Drive-thru COVID-19 testing sites at vehicle emissions inspection stations

Posted at 8:17 PM, Mar 30, 2020
and last updated 2020-04-01 07:14:20-04

GLEN BURNIE, Md (WMAR) — Monday, Gov. Larry Hogan announced new steps to fight the COVID-19 pandemic. Along with a stay at home order, several drive-thru testing sites will open across the state.

"We have reached a critical turning point," said Hogan. "Marylanders need to know that unfortunately we are only at the beginning of this crisis and it is going to get considerably worse before it gets better."

The new testing sites aim to stop the spread of the virus. With the number of cases and deaths on the rise, these sites will focus on at-risk patients, keeping them out of crowded emergency rooms and doctors offices to get them tested.

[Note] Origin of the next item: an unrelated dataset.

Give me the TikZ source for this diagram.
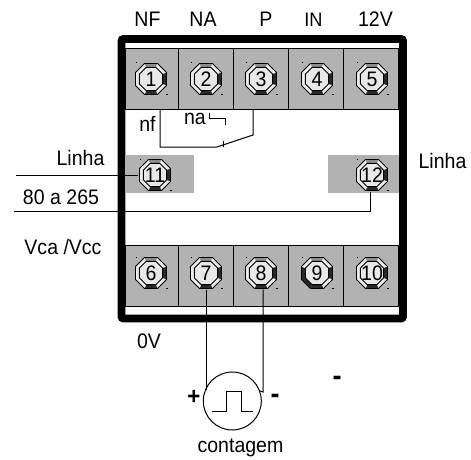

"We don’t want to waste these tests. We want to test when it’s really important to the individual and to the contract tracing that we’re doing in order to stop this spread," said Deputy Secretary of Health Fran Phillips.

In coordination with lots of state agencies, three Motor Vehicle Emissions Inspection stations will not serve as drive-thru testing stations beginning Wednesday. Their locations are in Glen Burnie, Bel Air and Waldorf. In addition, a screening and testing site is also opening up at Fedex Field in Prince George's County.

Glen Burnie and Waldorf will be open 10 a.m. to 2 p.m. on Monday, Wednesday and Friday, while Bel Air will open from 11 a.m. to 3 p.m. Monday, Wednesday, and Thursday. Anne Arundel County Health Department is open on Tuesdays and Thursday from 10 to 4.

But because testing availability is still so limited, there are several guidelines to be eligible for testing at these sites.

"I want to stress that the testing allotment in Maryland and across America is still limited and testing at these sites is strictly limited to those with a referral from their healthcare provider or doctor and how have an appointment to be tested," said Hogan.

"This testing is for people with symptoms and people who are over 65, healthcare workers or first responders, people who live in group homes or people determined by their health care provider to be medically unstable," said Phillips.

Phillips said results are still taking longer than what's ideal. There's a backlog of tests at the labs because of a shortage of the raw ingredients needed to process them.

"The state lab has prioritized for urgently needed testing and that’s for hospitalized patients primarily and in these cluster investigations. Those are the ones that we prioritize our state lab to do that we can turn around in less than 24 hours," said Philliips.

There will be no charge for the test at any of these sites.